Итоги разные, но в целом хорошие. Во-первых, больше трех с половиной тысяч проектов было поддержано за счет нашего финансирования. У 74 регионов [получивших поддержку] было всего 1,9 миллиарда рублей [совокупно]. Москва не участвовала сознательно, как сказал Сергей Владиленович Кириенко «по-джентльменски», чтобы другим больше денег распределить. Они [Москва] отстроили у себя качественную систему и финансовой, и имущественной поддержки, так что к нам за деньгами не приходили.

К 1,9 миллиарда мы добавили полтора. Стало 3,4 миллиарда рублей. Это очень серьезно.
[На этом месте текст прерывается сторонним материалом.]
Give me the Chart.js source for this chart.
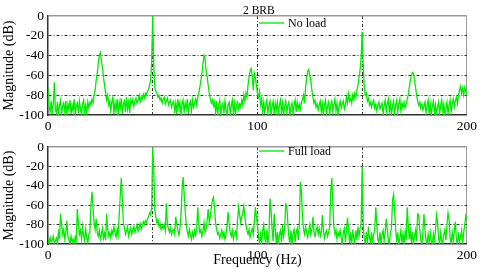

Что касается нашей главной задачи — повысить открытость и прозрачность региональных конкурсов, — эта история сдвинулась, мы в целом ряде регионов отмечали изменения. С размещением информации о конкурсах стало лучше.  Раньше много условий было скрыто вообще. Бывали такие кейсы, когда конкурс объявлялся 31 декабря, а прием заявок закрывался 15 января. Подавалось две заявки, они обе побеждали. Сейчас такой практики нет, и мы на такое не выделим ни копейки.

Изначально было понятно, что всё отношение к проведению конкурсов мы не изменим за один год. В декабре мы провели анкетирование и публично заявили, что все желающие НКО могут пройти опрос [и рассказать], как проходит конкурс у них в регионах. Не могу сказать, что результаты прямо хорошие.

Критикуют?

Больше половины имели претензии именно к процедуре отбора. Самые одиозные регионы мы просто не профинансировали на второй год. Если даже предварительно одобрили, то не выделили в итоге деньги. Даже на этапе подведения итогов первого года три региона-претендента отвалились.

А как курируется фондом исполнение этих грантов?

Во-первых, есть закрепленный куратор за каждым регионом, который постоянно держит руку на пульсе всего, что там происходит. Плюс сбор обратной связи от НКО, о котором я рассказал. Его невозможно было подделать, потому что для участия нужно было иметь аккаунт в нашем фонде, система проверяла каждый профиль через персональный код. И вот эти отзывы какие-то вещи вскрыли.

Сложная история, но я, честно говоря, смотрю на нее с оптимизмом. Был старт с очень низкой базы, и улучшения за прошлый год заметны. В этом году там совокупно денег еще больше — рост с 3,4 до 4,4 миллиарда.